Bush also faces the problem of how the United States will be perceived as it uses the sale of Iraqi oil to help rebuild the country after a war.

Already, Bush's critics accuse him of wanting to make war on Iraq not because Hussein is a threat to the Middle East and to the rest of the world. These critics say Bush, who is a former oil executive, as is his vice president, Dick Cheney, wants to take control of Iraq for its oil reserves, the world's second-largest after Saudi Arabia.

Carpenter said he believes Bush is not motivated by greed for oil, but he said many others think he is. And he stressed that perception of motivation can drive the foreign policies of other countries, particularly in the Muslim world. "No matter how we regard it, it is going to be regarded throughout the Islamic world, at the very least, as a manifestation of U.S. imperialism, that what we want is an obedient client state in charge of a major Middle East oil producer, even if its objective is truly a democratic Iraq," Carpenter said.

But Lindsay said Bush can influence such perceptions by doing precisely what Carpenter says Bush should not do: work hard to establish democracy in Iraq.
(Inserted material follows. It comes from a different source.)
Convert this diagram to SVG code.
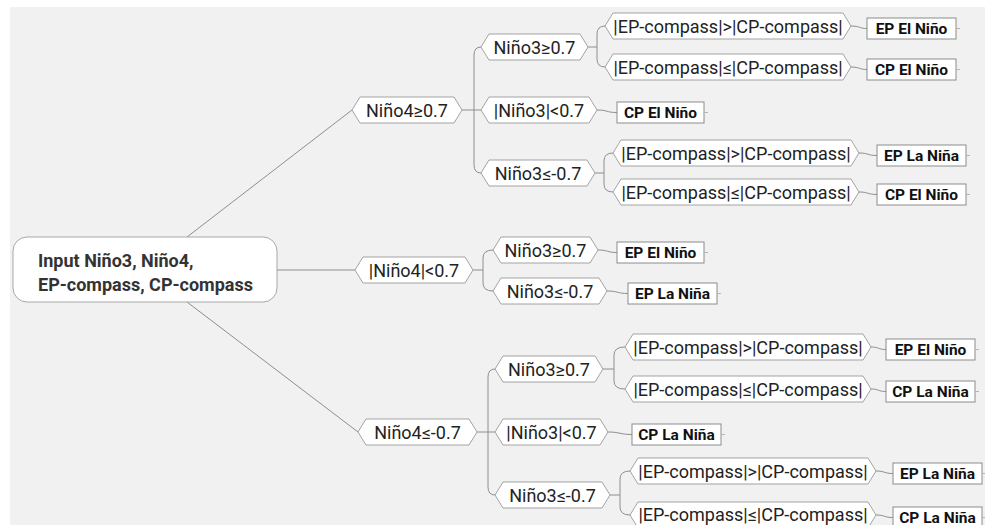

If Iraqis can be shown to be in control of their government during the next few decades, he said, a war to depose Hussein would be seen as justified. "I think ultimately, if the United States does lead a multinational invasion of Iraq, the success of that is going to depend upon whether or not the United States can bring [to Iraq] democracy or something that looks a lot like democracy that improves the prosperity, the safety, and security of average Iraqis," Lindsay said.

Successfully establishing a thriving democracy in Iraq, however, poses its own problems. Some observers have warned that neighboring monarchies such as Kuwait and Saudi Arabia might object to the presence of a democracy on the grounds that it could destabilize their royalist regimes.

Lindsay dismissed that objection summarily, saying the United States should not let such countries influence its plan to establish a democracy in Iraq. "I think the United States has long argued, and justifiably, that democracy is an aspiration for all peoples, not simply for Americans, not simply for people of European descent, but it's an aspiration of all people to be free, to have a government that is both responsive to the people and limited in its powers. And so I think that we can't talk about Iraq and say, 'Well, we can't help the Iraqis gain democratic government because it inconveniences the Saudis,'" Lindsay said.

According to Lindsay, there is no guarantee that Iraq will have what he calls a "perfect democracy" in the first six years, or even the first 16 years, after Hussein's departure. He said building the institutions necessary for self-rule takes decades, and patience.

In the meantime, he said, Iraqis will have to put up with bumps in the road toward democracy, and countries like Kuwait and Saudi Arabia will just have to get used to their neighbor's new political system.